That is a tough question – there are SO many styles/shapes/coatings and manufacturers.

 

You want a good solid – powder coated cage – stay AWAY from cages that people have repainted themselves – you have NO guarantee what they used to repaint with.

The bird should have easy access to food bowls, all nuts/bolts should be secured with no way for the birds to get to them and remove them.  Cockatoos are notorious for escaping their cages – this can be dangerous for them and any other birds in the home – ensure that all food doors and the main door is secure – add padlocks if needed!
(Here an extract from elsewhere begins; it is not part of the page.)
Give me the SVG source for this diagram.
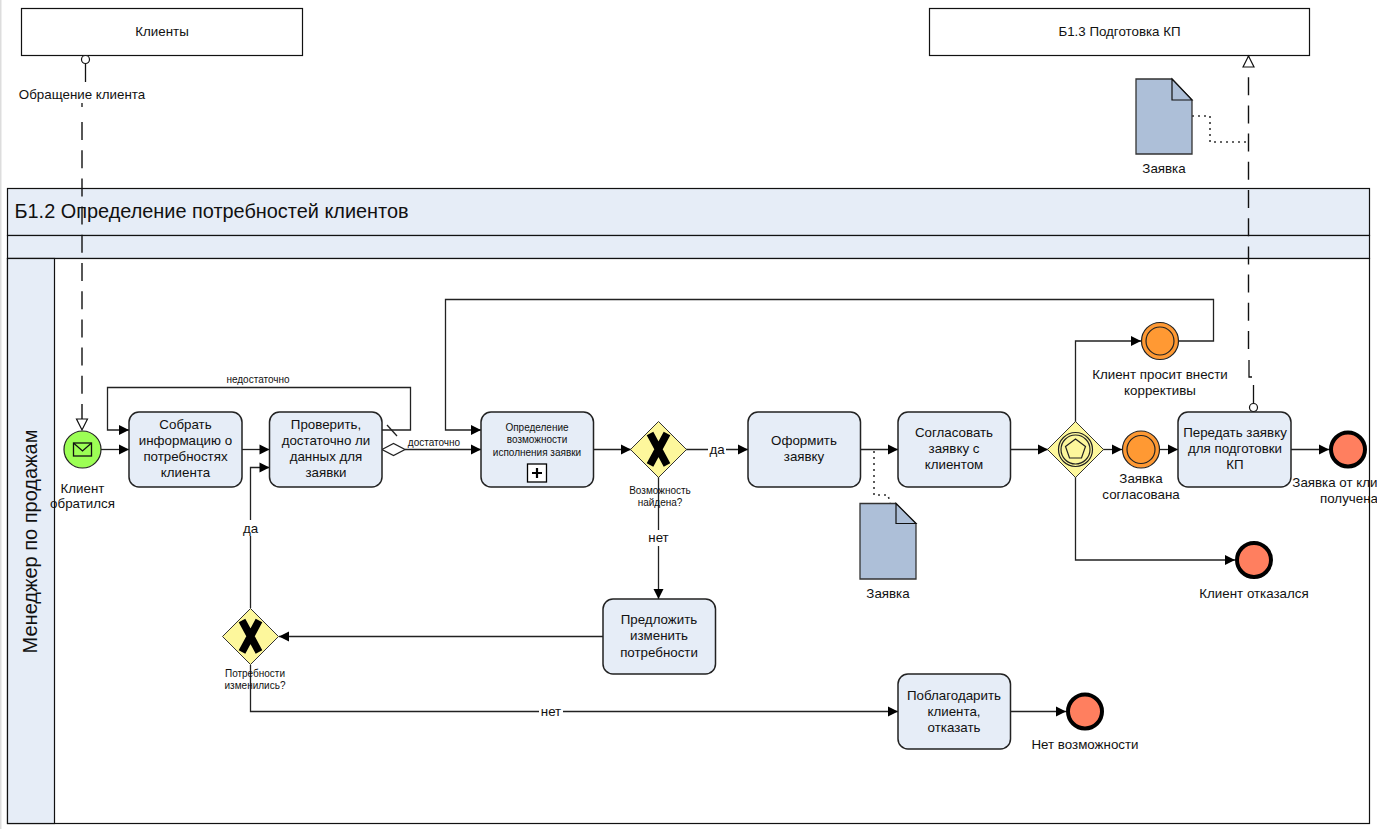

Ensure grates/trays are the correct ones for the cage (if buying used)as some are not long enough and will leave gaps big enough for their head to push through.

 

Be careful of cages that open at the top – always keep that latched when the bird is alone!! If they wiggle their head through as they push up on it – it will snap back down – they will be hung. We have seen this happen (not to our birds)and the birds in question did not survive.

 

Stay away from round cages!!!

 

Outfit the cage with at minimum 3 perches (or more) depending on the species and ensure that these are of varying textures and sizes.

 

Toys – lots of toys – shredding toys – preening toys – foraging toys – toy buckets to hold foot toys – and make sure they are GOOD quality – dollar store toys are not always the safest or the best – if it comes from china – walk away from it.

 

In the bottom of the cage – use paper or paper towels to line or some other parrot safe paper.

DO NOT USE PINE OR CEDAR SHAVINGS!!!!!!!

Both cedar and pine contain phenol’s-that’s the stuff that makes them smell good. Phenol’s are caustic, poisonous, acidic compounds. These compounds cause irritation to the nasal passages, throat, and lungs of small animals giving bacteria an easy opening, commonly causing pneumonia. Phenol’s also affect the liver and kidneys, these organs are responsible for filtering toxins out of the body. When presented with a large amount of toxins over time, they are unable to filter it all out and begin to fail. An animal with a damaged liver will have a depressed immune system, which can lead to other medical conditions.  Just an fyi – Laboratories are slowly weeding out the use of pine and cedar.

In using any substrate such as this – you are unable to see your birds droppings as well – which is always important – and you cannot monitor their food intake.  Your bird does not smell – there is no need to use bagged substrates – if your finding your cage smells – clean it more often. Paper ideally should be changed daily and the cages wiped down weekly – with a good scrub/sanitize monthly.

corncob Pine cedar carefresh

 

None of these products should be used in your parrots cage to line the bottom.

If you are in doubt – talk to your vet. Please DO NOT rely on the staff at petstores – they are not all knowledgeable – we had been told once that a cockatoo would do fine in a flight cage made for cockatiels and YES we could actually put our grey in there as well.

Safety first and foremost – if your space is to small – consider getting rid of that big couch or tv unit or chair – if you can’t house a parrot comfortably with what they NEED than maybe a parrot is not a good choice for you.